Problem to work on » Will you extract the entries word for word? Images should not appear in the copy.

Supplied records »
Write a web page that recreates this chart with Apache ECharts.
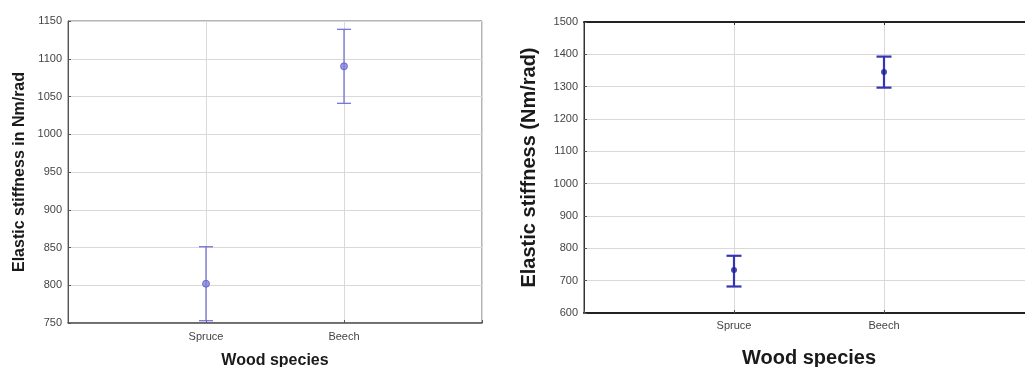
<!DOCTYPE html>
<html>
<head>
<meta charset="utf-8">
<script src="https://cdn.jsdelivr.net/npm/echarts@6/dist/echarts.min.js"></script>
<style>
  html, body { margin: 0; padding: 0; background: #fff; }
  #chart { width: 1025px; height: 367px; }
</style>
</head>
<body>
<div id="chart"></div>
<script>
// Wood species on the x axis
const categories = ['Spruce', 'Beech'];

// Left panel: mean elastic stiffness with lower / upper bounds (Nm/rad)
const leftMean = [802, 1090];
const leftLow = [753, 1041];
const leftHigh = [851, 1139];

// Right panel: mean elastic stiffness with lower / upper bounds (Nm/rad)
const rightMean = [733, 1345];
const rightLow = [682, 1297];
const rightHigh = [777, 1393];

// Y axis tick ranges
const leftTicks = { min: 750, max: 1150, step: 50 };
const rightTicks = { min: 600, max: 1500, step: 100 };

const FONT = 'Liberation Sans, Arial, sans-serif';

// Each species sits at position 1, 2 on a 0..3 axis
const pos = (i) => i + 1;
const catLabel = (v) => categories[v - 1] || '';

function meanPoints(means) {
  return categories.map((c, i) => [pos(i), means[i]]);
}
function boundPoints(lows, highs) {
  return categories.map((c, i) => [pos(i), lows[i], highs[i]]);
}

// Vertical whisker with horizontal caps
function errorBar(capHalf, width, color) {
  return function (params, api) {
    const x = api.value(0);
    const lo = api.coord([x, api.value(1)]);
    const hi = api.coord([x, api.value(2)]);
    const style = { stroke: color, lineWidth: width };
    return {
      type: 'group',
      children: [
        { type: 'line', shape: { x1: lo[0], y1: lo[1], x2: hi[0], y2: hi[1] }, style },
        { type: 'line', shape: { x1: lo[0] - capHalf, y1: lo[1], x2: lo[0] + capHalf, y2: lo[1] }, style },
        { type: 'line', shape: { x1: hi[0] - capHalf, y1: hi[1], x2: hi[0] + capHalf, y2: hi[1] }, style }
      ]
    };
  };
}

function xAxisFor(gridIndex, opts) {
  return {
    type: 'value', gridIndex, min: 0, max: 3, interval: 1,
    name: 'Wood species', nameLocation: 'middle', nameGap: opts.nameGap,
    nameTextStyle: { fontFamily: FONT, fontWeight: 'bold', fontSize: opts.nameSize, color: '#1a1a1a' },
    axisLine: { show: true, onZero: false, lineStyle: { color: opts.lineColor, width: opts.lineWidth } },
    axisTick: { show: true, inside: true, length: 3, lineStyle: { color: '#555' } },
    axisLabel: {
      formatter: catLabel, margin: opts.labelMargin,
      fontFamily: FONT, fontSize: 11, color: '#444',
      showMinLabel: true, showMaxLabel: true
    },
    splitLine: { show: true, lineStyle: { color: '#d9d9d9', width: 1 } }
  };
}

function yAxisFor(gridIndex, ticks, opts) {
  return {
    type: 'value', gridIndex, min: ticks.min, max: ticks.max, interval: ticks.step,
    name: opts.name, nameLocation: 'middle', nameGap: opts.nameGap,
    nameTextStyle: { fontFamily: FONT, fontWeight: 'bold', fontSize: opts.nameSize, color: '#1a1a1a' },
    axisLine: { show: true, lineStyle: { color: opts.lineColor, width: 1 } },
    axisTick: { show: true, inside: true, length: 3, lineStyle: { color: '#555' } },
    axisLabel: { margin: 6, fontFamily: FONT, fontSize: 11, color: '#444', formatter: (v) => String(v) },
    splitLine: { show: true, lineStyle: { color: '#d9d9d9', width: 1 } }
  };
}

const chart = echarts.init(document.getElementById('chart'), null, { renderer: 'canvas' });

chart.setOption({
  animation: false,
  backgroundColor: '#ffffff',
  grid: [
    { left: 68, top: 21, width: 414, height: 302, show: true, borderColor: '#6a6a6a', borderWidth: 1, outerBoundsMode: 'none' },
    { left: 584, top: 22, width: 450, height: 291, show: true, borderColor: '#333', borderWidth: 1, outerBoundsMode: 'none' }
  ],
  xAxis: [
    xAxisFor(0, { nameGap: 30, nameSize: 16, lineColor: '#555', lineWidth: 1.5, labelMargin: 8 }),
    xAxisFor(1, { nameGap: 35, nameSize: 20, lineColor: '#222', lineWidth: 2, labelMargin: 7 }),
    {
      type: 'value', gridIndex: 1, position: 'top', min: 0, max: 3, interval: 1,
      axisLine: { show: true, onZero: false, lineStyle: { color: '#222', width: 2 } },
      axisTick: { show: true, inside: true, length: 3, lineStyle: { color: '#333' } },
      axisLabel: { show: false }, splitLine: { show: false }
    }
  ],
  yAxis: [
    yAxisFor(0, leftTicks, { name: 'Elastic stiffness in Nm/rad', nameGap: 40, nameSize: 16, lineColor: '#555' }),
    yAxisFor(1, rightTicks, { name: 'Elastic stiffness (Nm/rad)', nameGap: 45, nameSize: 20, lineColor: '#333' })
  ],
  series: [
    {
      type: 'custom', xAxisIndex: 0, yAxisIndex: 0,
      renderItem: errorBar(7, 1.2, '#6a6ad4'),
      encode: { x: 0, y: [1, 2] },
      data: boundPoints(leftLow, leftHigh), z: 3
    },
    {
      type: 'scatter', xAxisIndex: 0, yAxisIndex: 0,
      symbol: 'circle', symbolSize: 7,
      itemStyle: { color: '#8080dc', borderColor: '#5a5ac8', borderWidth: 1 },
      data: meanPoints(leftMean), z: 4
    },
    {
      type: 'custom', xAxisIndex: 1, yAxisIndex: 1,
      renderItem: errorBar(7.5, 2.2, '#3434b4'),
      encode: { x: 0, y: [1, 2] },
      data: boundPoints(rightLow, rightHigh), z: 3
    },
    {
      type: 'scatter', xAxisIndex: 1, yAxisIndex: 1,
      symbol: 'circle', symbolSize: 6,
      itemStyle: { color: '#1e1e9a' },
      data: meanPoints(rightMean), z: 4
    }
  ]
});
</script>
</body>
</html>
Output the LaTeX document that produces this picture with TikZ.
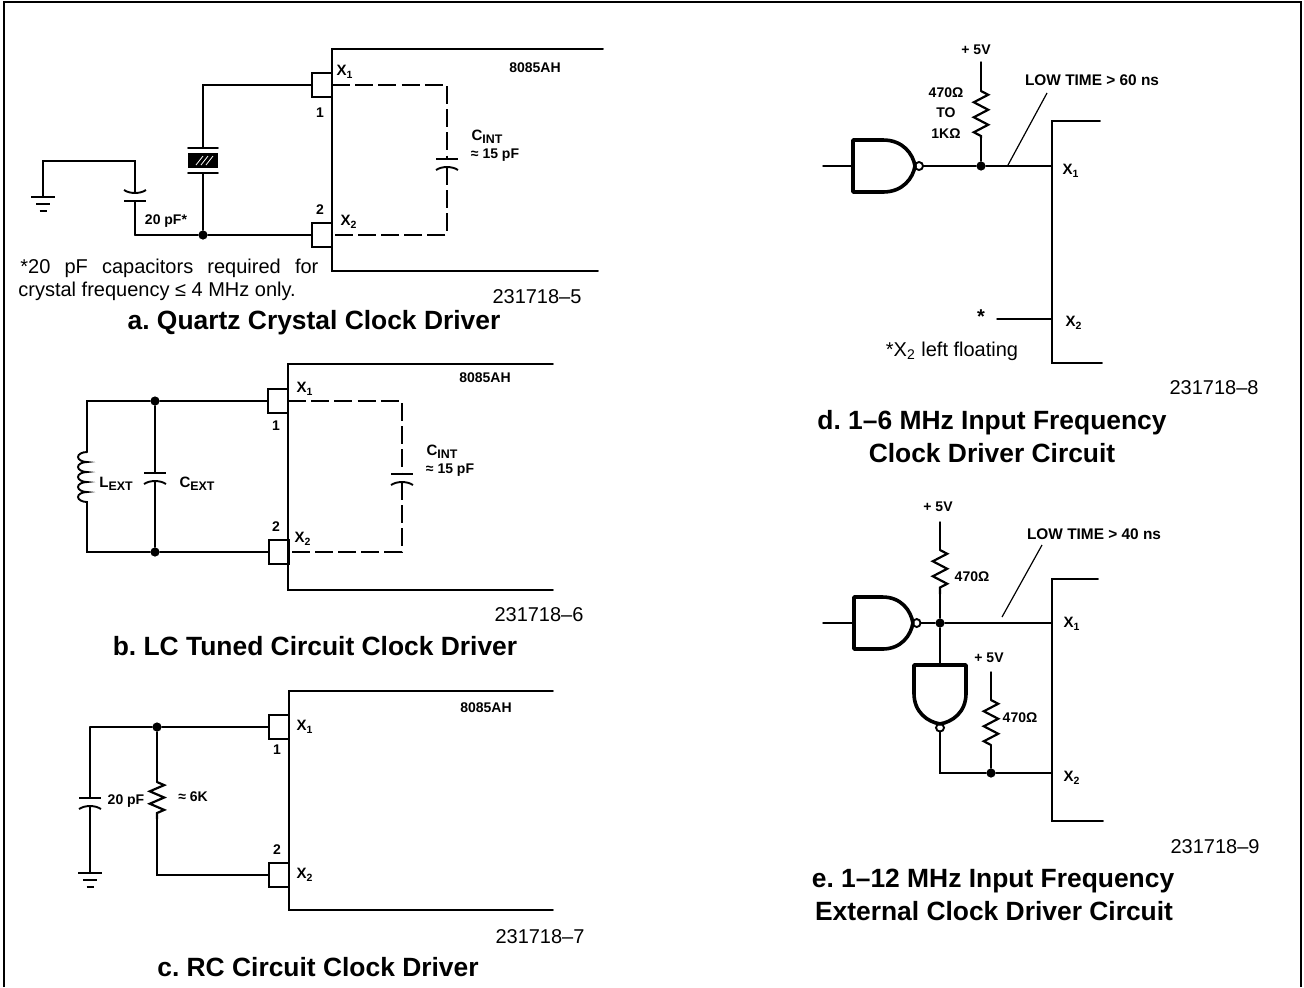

Output for this exercise »
Write a web page that recreates this chart with Apache ECharts.
<!DOCTYPE html>
<html>
<head>
<meta charset="utf-8">
<script src="https://cdn.jsdelivr.net/npm/echarts@6/dist/echarts.min.js"></script>
<style>
  html, body { margin: 0; padding: 0; background: #fff; }
  #chart { width: 1025px; height: 367px; }
</style>
</head>
<body>
<div id="chart"></div>
<script>
// Wood species on the x axis
const categories = ['Spruce', 'Beech'];

// Left panel: mean elastic stiffness with lower / upper bounds (Nm/rad)
const leftMean = [802, 1090];
const leftLow = [753, 1041];
const leftHigh = [851, 1139];

// Right panel: mean elastic stiffness with lower / upper bounds (Nm/rad)
const rightMean = [733, 1345];
const rightLow = [682, 1297];
const rightHigh = [777, 1393];

// Y axis tick ranges
const leftTicks = { min: 750, max: 1150, step: 50 };
const rightTicks = { min: 600, max: 1500, step: 100 };

const FONT = 'Liberation Sans, Arial, sans-serif';

// Each species sits at position 1, 2 on a 0..3 axis
const pos = (i) => i + 1;
const catLabel = (v) => categories[v - 1] || '';

function meanPoints(means) {
  return categories.map((c, i) => [pos(i), means[i]]);
}
function boundPoints(lows, highs) {
  return categories.map((c, i) => [pos(i), lows[i], highs[i]]);
}

// Vertical whisker with horizontal caps
function errorBar(capHalf, width, color) {
  return function (params, api) {
    const x = api.value(0);
    const lo = api.coord([x, api.value(1)]);
    const hi = api.coord([x, api.value(2)]);
    const style = { stroke: color, lineWidth: width };
    return {
      type: 'group',
      children: [
        { type: 'line', shape: { x1: lo[0], y1: lo[1], x2: hi[0], y2: hi[1] }, style },
        { type: 'line', shape: { x1: lo[0] - capHalf, y1: lo[1], x2: lo[0] + capHalf, y2: lo[1] }, style },
        { type: 'line', shape: { x1: hi[0] - capHalf, y1: hi[1], x2: hi[0] + capHalf, y2: hi[1] }, style }
      ]
    };
  };
}

function xAxisFor(gridIndex, opts) {
  return {
    type: 'value', gridIndex, min: 0, max: 3, interval: 1,
    name: 'Wood species', nameLocation: 'middle', nameGap: opts.nameGap,
    nameTextStyle: { fontFamily: FONT, fontWeight: 'bold', fontSize: opts.nameSize, color: '#1a1a1a' },
    axisLine: { show: true, onZero: false, lineStyle: { color: opts.lineColor, width: opts.lineWidth } },
    axisTick: { show: true, inside: true, length: 3, lineStyle: { color: '#555' } },
    axisLabel: {
      formatter: catLabel, margin: opts.labelMargin,
      fontFamily: FONT, fontSize: 11, color: '#444',
      showMinLabel: true, showMaxLabel: true
    },
    splitLine: { show: true, lineStyle: { color: '#d9d9d9', width: 1 } }
  };
}

function yAxisFor(gridIndex, ticks, opts) {
  return {
    type: 'value', gridIndex, min: ticks.min, max: ticks.max, interval: ticks.step,
    name: opts.name, nameLocation: 'middle', nameGap: opts.nameGap,
    nameTextStyle: { fontFamily: FONT, fontWeight: 'bold', fontSize: opts.nameSize, color: '#1a1a1a' },
    axisLine: { show: true, lineStyle: { color: opts.lineColor, width: 1 } },
    axisTick: { show: true, inside: true, length: 3, lineStyle: { color: '#555' } },
    axisLabel: { margin: 6, fontFamily: FONT, fontSize: 11, color: '#444', formatter: (v) => String(v) },
    splitLine: { show: true, lineStyle: { color: '#d9d9d9', width: 1 } }
  };
}

const chart = echarts.init(document.getElementById('chart'), null, { renderer: 'canvas' });

chart.setOption({
  animation: false,
  backgroundColor: '#ffffff',
  grid: [
    { left: 68, top: 21, width: 414, height: 302, show: true, borderColor: '#6a6a6a', borderWidth: 1, outerBoundsMode: 'none' },
    { left: 584, top: 22, width: 450, height: 291, show: true, borderColor: '#333', borderWidth: 1, outerBoundsMode: 'none' }
  ],
  xAxis: [
    xAxisFor(0, { nameGap: 30, nameSize: 16, lineColor: '#555', lineWidth: 1.5, labelMargin: 8 }),
    xAxisFor(1, { nameGap: 35, nameSize: 20, lineColor: '#222', lineWidth: 2, labelMargin: 7 }),
    {
      type: 'value', gridIndex: 1, position: 'top', min: 0, max: 3, interval: 1,
      axisLine: { show: true, onZero: false, lineStyle: { color: '#222', width: 2 } },
      axisTick: { show: true, inside: true, length: 3, lineStyle: { color: '#333' } },
      axisLabel: { show: false }, splitLine: { show: false }
    }
  ],
  yAxis: [
    yAxisFor(0, leftTicks, { name: 'Elastic stiffness in Nm/rad', nameGap: 40, nameSize: 16, lineColor: '#555' }),
    yAxisFor(1, rightTicks, { name: 'Elastic stiffness (Nm/rad)', nameGap: 45, nameSize: 20, lineColor: '#333' })
  ],
  series: [
    {
      type: 'custom', xAxisIndex: 0, yAxisIndex: 0,
      renderItem: errorBar(7, 1.2, '#6a6ad4'),
      encode: { x: 0, y: [1, 2] },
      data: boundPoints(leftLow, leftHigh), z: 3
    },
    {
      type: 'scatter', xAxisIndex: 0, yAxisIndex: 0,
      symbol: 'circle', symbolSize: 7,
      itemStyle: { color: '#8080dc', borderColor: '#5a5ac8', borderWidth: 1 },
      data: meanPoints(leftMean), z: 4
    },
    {
      type: 'custom', xAxisIndex: 1, yAxisIndex: 1,
      renderItem: errorBar(7.5, 2.2, '#3434b4'),
      encode: { x: 0, y: [1, 2] },
      data: boundPoints(rightLow, rightHigh), z: 3
    },
    {
      type: 'scatter', xAxisIndex: 1, yAxisIndex: 1,
      symbol: 'circle', symbolSize: 6,
      itemStyle: { color: '#1e1e9a' },
      data: meanPoints(rightMean), z: 4
    }
  ]
});
</script>
</body>
</html>
Output the LaTeX document that produces this picture with TikZ.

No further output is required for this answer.